ACCURACY OF NUMERICAL INVERSION OF LAPLACE TRANSFORMS FOR PHARMACOKINETIC PARAMETER-ESTIMATION

Numerical inversion of the Laplace transform is a useful technique for pharmacokinetic modeling and parameter estimation when the model equations can be solved in the Laplace domain but the solutions cannot be inverted back to the time domain. The accuracy of numerical inversion of the Laplace transform using an infinite series approximation due to Hosono was systematically studied by reference to 17 widely differing functions having known inverse transforms. The error of inversion was found to be very sensitive to the details of the computer implementation of the method; for example, double-precision arithmetic is essential.
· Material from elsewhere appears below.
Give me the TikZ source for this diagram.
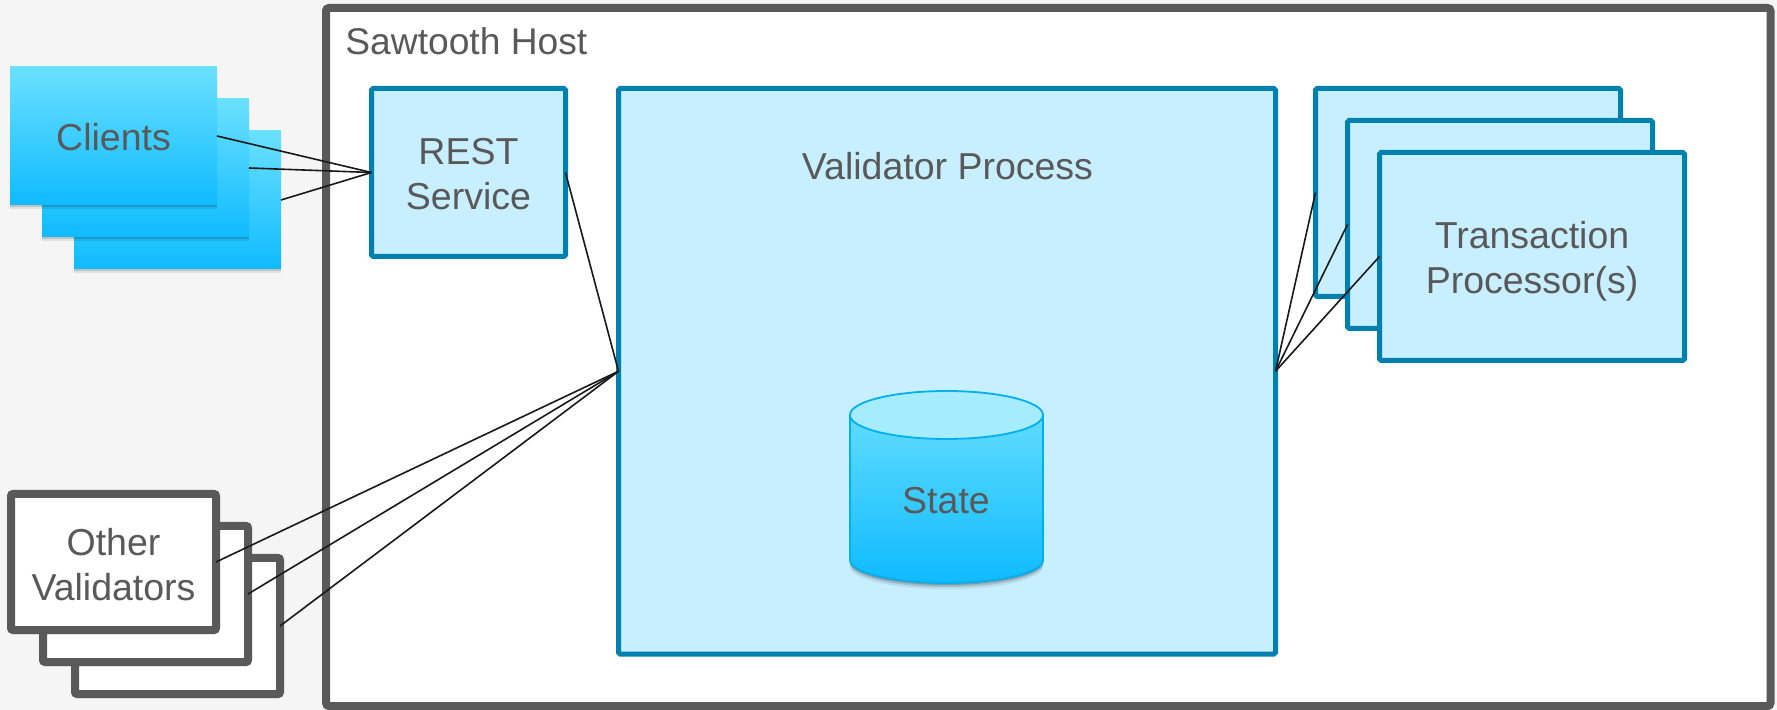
\documentclass[tikz,border=0pt]{standalone}
\usepackage{fontspec}
\setmainfont{Liberation Sans}
\usetikzlibrary{shadows}
\definecolor{pagegray}{HTML}{F5F5F5}
\definecolor{textgray}{HTML}{595959}
\definecolor{hostgray}{HTML}{595959}
\definecolor{boxblue}{HTML}{0080B0}
\definecolor{boxfill}{HTML}{C8EFFF}
\definecolor{gradtop}{HTML}{6BE0FF}
\definecolor{gradbottom}{HTML}{0FBBFF}
\definecolor{dbline}{HTML}{00B0F0}
\definecolor{dbtop}{HTML}{A6ECFF}

\begin{document}
\begin{tikzpicture}[x=0.5pt,y=-0.5pt,-,node distance=22.627pt,
    softshadow/.style={drop shadow={shadow xshift=0pt,shadow yshift=-1pt,opacity=0.14,fill=black},drop shadow={shadow xshift=0pt,shadow yshift=-2.2pt,opacity=0.08,fill=black}},
    dbshadow/.style={drop shadow={shadow xshift=0pt,shadow yshift=-1pt,opacity=0.2,fill=black},drop shadow={shadow xshift=0pt,shadow yshift=-2pt,opacity=0.14,fill=black},drop shadow={shadow xshift=0pt,shadow yshift=-3.2pt,opacity=0.08,fill=black}},
    labeltext/.style={text=textgray,font=\fontsize{18.75}{22.5}\selectfont,align=center,inner sep=0pt},
    client box/.style={rectangle,outer sep=0pt,inner sep=0pt,minimum width=103.5pt,minimum height=69pt,top color=gradtop,bottom color=gradbottom,softshadow},
    other box/.style={rectangle,draw=hostgray,fill=white,line width=4pt,rounded corners=1pt,outer sep=0pt,inner sep=0pt,minimum width=102.5pt,minimum height=68pt,softshadow},
    blue box/.style={rectangle,draw=boxblue,fill=boxfill,line width=2.5pt,rounded corners=0.8pt,outer sep=0pt,inner sep=0pt},
    proc box/.style={blue box,minimum width=152.5pt,minimum height=104pt},
    link/.style={black!90,line width=0.8pt}]

            \useasboundingbox (0,0) rectangle (1777,710);
            \fill[pagegray] (0,0) rectangle (1777,710);

            \node[rectangle, draw=hostgray, fill=white, line width=4pt, rounded corners=1.5pt, outer sep=0pt, minimum width=722.25pt, minimum height=349pt, softshadow] (host) at (1048.25,357) {};
            \node[labeltext, anchor=base west, font=\fontsize{18.6}{22.5}\selectfont] (hostlabel) at (345,55) {Sawtooth Host};

            \node[client box] (client3) at (177.5,200) {};
            \node[client box] (client2) [above left of = client3] {};
            \node[client box] (client1) [above left of = client2] {};
            \node[labeltext, yshift=-0.6pt] (clientlabel) at (client1) {Clients};

            \node[other box] (other3) at (177.5,626) {};
            \node[other box] (other2) [above left of = other3] {};
            \node[other box] (other1) [above left of = other2] {};
            \node[labeltext, yshift=-1.1pt] (otherlabel) at (other1) {Other\\Validators};

            \node[blue box, minimum width=97pt, minimum height=84pt] (rest) at (468.5,172.5) {};
            \node[labeltext, yshift=-0.8pt] (restlabel) at (rest) {REST\\Service};

            \node[blue box, minimum width=328.5pt, minimum height=282.75pt] (validator) at (947,371.25) {};
            \node[labeltext, anchor=base] (validatorlabel) at (947.5,179.5) {Validator Process};

            \node[proc box] (proc1) at (1468,192.5) {};
            \node[proc box] (proc2) [below right of = proc1] {};
            \node[proc box] (proc3) [below right of = proc2] {};
            \node[labeltext, yshift=-2.3pt] (proclabel) at (proc3) {Transaction\\Processor(s)};

            % state store
            \path[top color=gradtop, bottom color=gradbottom, dbshadow] (850,415) -- (850,560) arc[x radius=48.25pt, y radius=11.5pt, start angle=180, end angle=360] -- (1043,415) arc[x radius=48.25pt, y radius=12pt, start angle=0, end angle=180] -- cycle;
            \draw[dbline, line width=0.9pt] (850,415) -- (850,560) arc[x radius=48.25pt, y radius=11.5pt, start angle=180, end angle=360] -- (1043,415);
            \draw[dbline, fill=dbtop, line width=0.9pt] (946.5,415) ellipse[x radius=48.25pt, y radius=12pt];
            \node[labeltext, anchor=base] (state) at (946,514) {State};

            \draw[link] (client1.east) to (rest.west);
            \draw[link] (client2.east) to (rest.west);
            \draw[link] (client3.east) to (rest.west);
            \draw[link] (rest.east) to (validator.west);
            \draw[link] (other1.east) to (validator.west);
            \draw[link] (other2.east) to (validator.west);
            \draw[link] (other3.east) to (validator.west);
            \draw[link] (validator.east) to (proc1.west);
            \draw[link] (validator.east) to (proc2.west);
            \draw[link] (validator.east) to (proc3.west);

        \end{tikzpicture}
\end{document}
The method used to sum the series in the least-squares program MULTI(FILT) was often unable to achieve a relative error of less than 10(-4), and a Monte Carlo simulation showed that this method is insufficiently accurate for reliable least-squares parameter estimation. Improvements to the algorithm are described whereby a better method of applying Euler's transformation is used and the number of terms summed is determined automatically by the rate of convergence of the series. The improved algorithm is more efficient in inverting easy functions and more reliable in inverting difficult functions, especially those involving a time lag. With its use, pharmacokinetic parameter estimation can be performed with essentially the same accuracy as when the function is defined in the time domain.